Wow, has it really been that long since I last did a blog post? <checks calendar> Yes, yes, it appears it has been that long. Sorry about that – normal excuses apply: work, kids, moving house, the dog’s been ill etc.

What’s more, pretty much all my spare time in the last few months has been spent studying. “*Studying? What for?*”, I hear you ask. Well, I’ve been rather bitten by the whole MOOC explosion that’s been happening recently, which potentially threatens to make a really big shakeup in higher education. Distance learning via the internet is hardly a new concept, but the resources available from Coursera, Udacity, and EdX (amongst others) feel that they’ve just suddenly leapt forward in terms of quality, content and accessibility.

So far this year I’ve taken courses including Artificial Intelligence, Cryptography, Logic, Algorithms, Gamification, Theoretical Computer Science, and Machine Learning, taught by world-class teachers from Stanford, Princeton, Harvard, California Institute of Technology, and Google. Although they’re using the same material as taught in those institutions, the unregulated nature on the internet means that these courses don’t come with any *official* accreditation from the institution concerned but that’s not important to me – I’m doing it because they’re so interesting, well-taught, and fun to learn.

Anyway, one of the homeworks in the CalTech Learning from Data course was to come up with an implementation of a Perceptron. If you’ve never studied Machine Learning before, you’d be forgiven for thinking, as I did, that a perceptron was some sort of alien weaponry from an episode of Star Trek. In fact, it’s an algorithm for classifying data into categories – a primitive kind of machine learning and forerunner to more modern techniques such as neural networks. The course specified that you could implement a perceptron using whatever language you liked – most students chose Python, Java, or Octave, a few chose C. Just to add a bit of variety, I thought I’d create one using Javascript. Since this was to be a perceptron based on only two feature classes of a dataset, I could then plot the resulting classification function in two-dimensional space such as, ooh, I don’t know, a polyline on a Bing Map. (A perceptron can operate in any number of dimensions, in which case the decision boundary becomes a hyperplane, but they’re a bit tricky to draw on a map…).

I’m not saying that this is a particularly efficient way to implement a perceptron, but I just thought it would be fun. So here it is.

### Create some training data

A perceptron is a supervised learning algorithm. You provide a training data set which has already been “labelled” – i.e. the individual data points have already been correctly classified. I created an artificial training dataset by first creating an arbitrary straight line drawn between two random points in the range –1 to +1:

fx1 = 1-(Math.random()*2); fy1 = 1-(Math.random()*2); fx2 = 1-(Math.random()*2); fy2 = 1-(Math.random()*2); /** * Returns the value of x2 for a given x1 such that the point lies on the target function line */ function targetline(x) { return fy1 + (fy2 - fy1) / (fx2 - fx1) * (x - fx1); }

I then created a set of 30 random points.
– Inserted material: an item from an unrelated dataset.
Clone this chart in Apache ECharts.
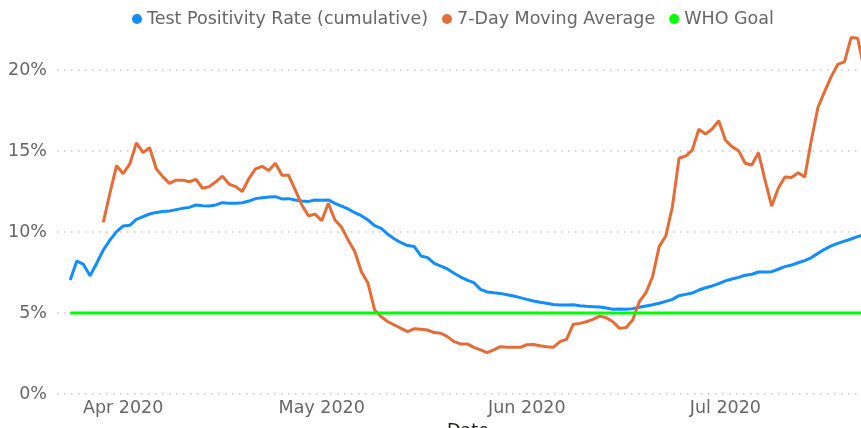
<!DOCTYPE html>
<html>
<head>
<meta charset="utf-8">
<script src="https://cdn.jsdelivr.net/npm/echarts@6/dist/echarts.min.js"></script>
<style>
html, body { margin: 0; padding: 0; background: #fff; }
#chart { width: 861px; height: 428px; }
</style>
</head>
<body>
<div id="chart"></div>
<script>
// daily values, one per day from the start date
var positivityStart = '2020-03-24'
var positivity = [
    7.04, 8.21, 8.0, 7.3, 8.07, 8.89, 9.5, 10.02, 10.37, 10.41,
    10.78, 10.95, 11.11, 11.21, 11.27, 11.3, 11.38, 11.46, 11.52, 11.67,
    11.62, 11.6, 11.67, 11.81, 11.77, 11.77, 11.81, 11.91, 12.06, 12.12,
    12.16, 12.18, 12.04, 12.06, 11.98, 11.91, 11.89, 11.98, 11.96, 11.98,
    11.77, 11.6, 11.42, 11.19, 11.01, 10.74, 10.39, 10.23, 9.86, 9.57,
    9.34, 9.16, 9.1, 8.52, 8.42, 8.07, 7.9, 7.72, 7.45, 7.22,
    7.03, 6.87, 6.46, 6.3, 6.25, 6.21, 6.13, 6.05, 5.95, 5.84,
    5.74, 5.66, 5.6, 5.53, 5.49, 5.49, 5.51, 5.45, 5.41, 5.39,
    5.37, 5.31, 5.23, 5.25, 5.23, 5.27, 5.35, 5.43, 5.51, 5.6,
    5.72, 5.84, 6.07, 6.15, 6.23, 6.42, 6.56, 6.67, 6.81, 6.98,
    7.1, 7.2, 7.33, 7.39, 7.53, 7.53, 7.55, 7.7, 7.86, 7.96,
    8.1, 8.23, 8.42, 8.68, 8.93, 9.14, 9.3, 9.44, 9.57, 9.71,
    9.85
]
var movingAvgStart = '2020-03-29'
var movingAvg = [
    10.6, 12.4, 14.1, 13.6, 14.2, 15.5, 14.9, 15.2, 13.9, 13.4,
    13.0, 13.2, 13.2, 13.1, 13.25, 12.7, 12.8, 13.1, 13.45, 12.96,
    12.8, 12.5, 13.3, 13.9, 14.05, 13.8, 14.24, 13.5, 13.5, 12.6,
    11.67, 11.0, 11.1, 10.7, 11.77, 10.74, 10.3, 9.5, 8.8, 7.55,
    6.83, 5.19, 4.77, 4.46, 4.26, 4.05, 3.85, 4.03, 3.99, 3.95,
    3.79, 3.75, 3.54, 3.23, 3.09, 3.09, 2.88, 2.72, 2.55, 2.72,
    2.92, 2.88, 2.88, 2.88, 3.04, 3.05, 2.98, 2.92, 2.88, 3.23,
    3.37, 4.3, 4.36, 4.46, 4.61, 4.81, 4.71, 4.46, 4.05, 4.11,
    4.57, 5.7, 6.25, 7.24, 9.1, 9.75, 11.56, 14.55, 14.69, 15.06,
    16.34, 16.05, 16.36, 16.87, 15.68, 15.27, 15.02, 14.24, 14.14, 14.9,
    13.2, 11.6, 12.7, 13.4, 13.37, 13.66, 13.4, 15.68, 17.7, 18.66,
    19.59, 20.35, 20.5, 22.0, 21.96, 20.0
]
var whoGoalDates = ['2020-03-24', '2020-07-22']
var whoGoal = [5, 5]

var monthTicks = ['2020-04-01', '2020-05-01', '2020-06-01', '2020-07-01']
var monthLabels = ['Apr 2020', 'May 2020', 'Jun 2020', 'Jul 2020']
var yTicks = [0, 5, 10, 15, 20]

var origin = Date.UTC(2020, 3, 1)
function dayOf(str) {
    var p = str.split('-')
    return Math.round((Date.UTC(+p[0], +p[1] - 1, +p[2]) - origin) / 86400000)
}
function daily(start, values) {
    var d0 = dayOf(start)
    return values.map(function (v, i) { return [d0 + i, v] })
}

var tickDays = monthTicks.map(dayOf)
var font = "'DejaVu Sans', sans-serif"

var option = {
    animation: false,
    textStyle: { fontFamily: font },
    legend: {
        top: 5,
        left: 127,
        icon: 'circle',
        itemWidth: 10,
        itemHeight: 10,
        itemGap: 14,
        textStyle: { fontSize: 17.5, color: '#666666', fontFamily: font },
        data: ['Test Positivity Rate (cumulative)', '7-Day Moving Average', 'WHO Goal']
    },
    grid: { left: 57, right: 0, top: 29.5, bottom: 34, outerBoundsMode: 'none' },
    xAxis: {
        type: 'value',
        min: -10,
        max: 111.5,
        name: 'Date',
        nameLocation: 'middle',
        nameGap: 28,
        nameTextStyle: { fontSize: 17.5, color: '#252423', padding: [0, 0, 0, 18] },
        axisLine: { show: false },
        axisTick: { show: false },
        splitLine: { show: false },
        axisLabel: {
            customValues: tickDays,
            fontSize: 17.5,
            color: '#666666',
            margin: 5,
            formatter: function (v) {
                var i = tickDays.indexOf(Math.round(v))
                return i >= 0 ? monthLabels[i] : ''
            }
        }
    },
    yAxis: {
        type: 'value',
        min: yTicks[0],
        max: 22.5,
        interval: 5,
        axisLine: { show: false },
        axisTick: { show: false },
        axisLabel: {
            fontSize: 17.5,
            color: '#666666',
            margin: 10,
            showMaxLabel: false,
            formatter: function (v) { return yTicks.indexOf(v) >= 0 ? v + '%' : '' }
        },
        splitLine: {
            showMaxLine: false,
            lineStyle: { color: '#c8c8c8', width: 1.5, type: [1.5, 5.5] }
        }
    },
    series: [{
        name: 'Test Positivity Rate (cumulative)',
        type: 'line',
        showSymbol: false,
        color: '#118DFF',
        lineStyle: { width: 3 },
        data: daily(positivityStart, positivity)
    }, {
        name: '7-Day Moving Average',
        type: 'line',
        showSymbol: false,
        color: '#E66C37',
        lineStyle: { width: 3 },
        data: daily(movingAvgStart, movingAvg)
    }, {
        name: 'WHO Goal',
        type: 'line',
        showSymbol: false,
        color: '#00FF00',
        lineStyle: { width: 3 },
        data: whoGoalDates.map(function (d, i) { return [dayOf(d), whoGoal[i]] })
    }]
}

echarts.init(document.getElementById('chart')).setOption(option)
</script>
</body>
</html>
The points were assigned a label based on whether they lay to the left (-1) or right (1) of the target line defined above:

/** * Returns the result of the target function, f, for a given x */ function f(x) { if (x[2] > targetline(x[1])) { return 1; } else { return -1; } } // Training dataset array var data = []; for(i=0; i<30; i++){ var x = []; x[0] = 1.0; // Constant x[1] = 1.0 - (Math.random() * 2); // Feature between -1 and +1 x[2] = 1.0 - (Math.random() * 2); // Feature between -1 and +1 var y = f(x); // Correct label for this point data.push([x,y]); }

And then, if I plot what I’ve done so far on Bing Maps, I get something a bit like this – points to the left of the target function line are labelled –1 and coloured white; points to the right are labelled +1 and coloured black:

Now, what’s important to understand is that, in a real machine-learning application, you don’t ever know the true target function (the green line) – all your algorithm gets to work with is the labelled points in the training set, like this:

The role of the perceptron is to try to determine a hypothesis function that separates the features in the dataset based on their label (in machine learning-speak, it *shatters* the data), so that all the black points lie on one side and all the white points on the other. This will be an approximation to the true, unknown target function.
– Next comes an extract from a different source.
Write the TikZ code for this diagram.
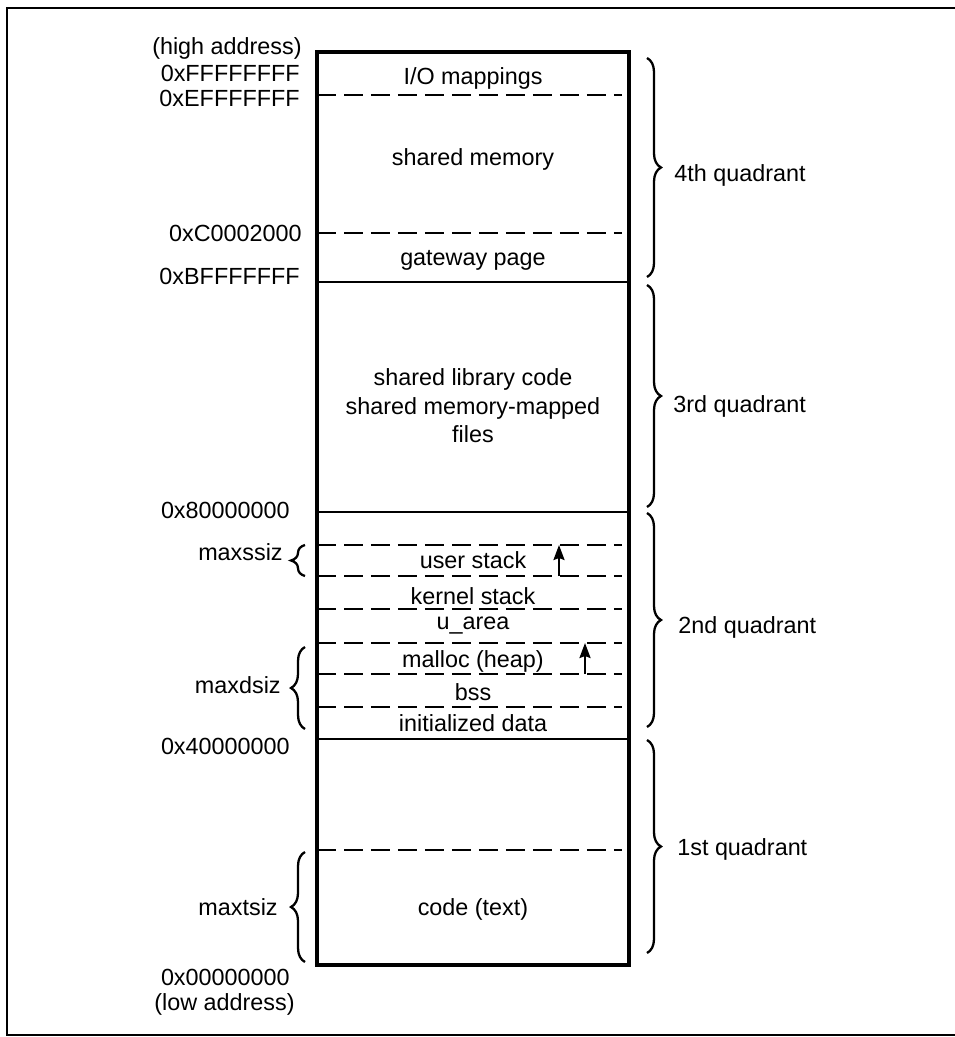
\documentclass[tikz,border=0pt]{standalone}
\usepackage{fontspec}
\setmainfont{Liberation Sans}
\usetikzlibrary{arrows.meta, decorations.pathreplacing}

\begin{document}
\begin{tikzpicture}[
    x=0.02cm, y=-0.02cm,
    every node/.style={font=\fontsize{13.3}{15.5}\selectfont, inner sep=0pt},
    addr/.style={anchor=base east},
    region/.style={anchor=base},
    quad/.style={anchor=base west},
    memline/.style={line width=1.2pt},
    gap/.style={line width=1.4pt, dash pattern=on 0.38cm off 0.16cm},
    growarrow/.style={line width=1.3pt, -{Stealth[length=0.3cm, width=0.22cm, inset=0.04cm]}},
    curly/.style={line width=1.3pt, decorate, decoration={brace, amplitude=0.28cm}}
]
\useasboundingbox (0,0) rectangle (955,1037);
% outer frame
\draw[line width=1.5pt] (955,8) -- (7,8) -- (7,1035) -- (955,1035);

% memory box
\draw[line width=2pt] (317,52) rectangle (629,965);
\draw[memline] (317,282) -- (629,282);
\draw[memline] (317,512) -- (629,512);
\draw[memline] (317,739) -- (629,739);
\draw[gap] (317,95) -- (622,95);
\draw[gap] (317,233) -- (622,233);
\draw[gap] (317,545) -- (622,545);
\draw[gap] (317,576) -- (622,576);
\draw[gap] (317,609) -- (622,609);
\draw[gap] (317,643) -- (622,643);
\draw[gap] (317,674) -- (622,674);
\draw[gap] (317,707) -- (622,707);
\draw[gap] (317,850) -- (622,850);

% regions
\node[region] (io) at (473,85) {I/O mappings};
\node[region] (shm) at (473,166) {shared memory};
\node[region] (gate) at (473,265) {gateway page};
\node[region] (shlib) at (473,385) {shared library code};
\node[region, align=center] (mmap) at (473,442) {shared memory-mapped\\files};
\node[region] (ustack) at (473,568) {user stack};
\node[region] (kstack) at (473,604) {kernel stack};
\node[region] (uarea) at (473,629) {u\_area};
\node[region] (heap) at (473,667) {malloc (heap)};
\node[region] (bss) at (473,700) {bss};
\node[region] (idata) at (473,731) {initialized data};
\node[region] (code) at (473,915) {code (text)};

% growth arrows
\coordinate (ustack0) at (559,576);
\coordinate (ustack1) at (559,545);
\coordinate (heap0) at (585,674);
\coordinate (heap1) at (585,643);
\draw[growarrow] (ustack0) -- (ustack1);
\draw[growarrow] (heap0) -- (heap1);

% addresses
\node[addr] (hi) at (302,55) {(high address)};
\node[addr] (aF) at (300,82) {0xFFFFFFFF};
\node[addr] (aE) at (300,107) {0xEFFFFFFF};
\node[addr] (aC) at (302,241) {0xC0002000};
\node[addr] (aB) at (300,284) {0xBFFFFFFF};
\node[addr] (a8) at (290,518) {0x80000000};
\node[addr] (a4) at (290,754) {0x40000000};
\node[addr] (a0) at (290,985) {0x00000000};
\node[addr] (lo) at (295,1010) {(low address)};

% size limits
\draw[curly] (305,576) -- (305,545);
\draw[curly] (305,729) -- (305,647);
\draw[curly] (305,962) -- (305,852);
\node[addr] (ssiz) at (283,560) {maxssiz};
\node[addr] (dsiz) at (281,693) {maxdsiz};
\node[addr] (tsiz) at (278,915) {maxtsiz};

% quadrants
\draw[curly] (647,58) -- (647,277);
\draw[curly] (647,285) -- (647,507);
\draw[curly] (647,513) -- (647,727);
\draw[curly] (647,740) -- (647,953);
\node[quad] (q4) at (674,182) {4th quadrant};
\node[quad] (q3) at (673,412) {3rd quadrant};
\node[quad] (q2) at (678,633) {2nd quadrant};
\node[quad] (q1) at (677,855) {1st quadrant};
\end{tikzpicture}
\end{document}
The perceptron works by first initialising a vector of weights corresponding to each feature (dimension). The vector contains one more element than the number of dimensions, as their is additional “zeroeth” weight to represent the offset from the origin. For a 2d Bing Map, I initialised a weight vector containing three elements as follows:

w = [0, 0, 0];

Then, loop through the dataset of training points, multiplying each feature by the corresponding weight, and determining the sign of the output compared to the sign of the correct labelled output for this point. In doing so, keep track of any misclassified points – that is, points that, based on the values in the current weight vector, produce the incorrect output compared to the known correct label:

// Find points that are misclassified under the current hypothesis/weights misclassified = []; // Identify misclassified points for (var i = 0; i < data.length; i++) { value = 0; for (var j = 0; j < w.length; j++) { value += w[j] * data[i][0][j]; } // Compare to correct output for this point if (sign(value) != sign(data[i][1])) { misclassified.push(data[i]); } }

If no points get misclassified, then the current weight vector can be used as the final hypothesis function. If any points get misclassified, then an arbitrary misclassified point is chosen and its output is used to update the weight vector. Then the process starts again.

It’s a fairly primitive algorithm, and it can take lots of iterations to determine a hypothesis function that correctly labels all the points in the training set, so I moved the logic for the perceptron calculation into a webworker which could run in the background and only sent the results back to the page when they were finished. This means that the page stays responsive and the UI doesn’t hang while the perceptron runs. When it’s finished you should get a result as follows:

- The green dotted line represents the true, unknown target function
- The black and white dots represent training examples which have been classified based on the target function
- The blue solid line is the hypothesis function suggested by the perceptron which shatters the dataset – it classifies all the training examples correctly (although note that it does not match the true target function exactly, so its performance out-of-sample will not be perfect).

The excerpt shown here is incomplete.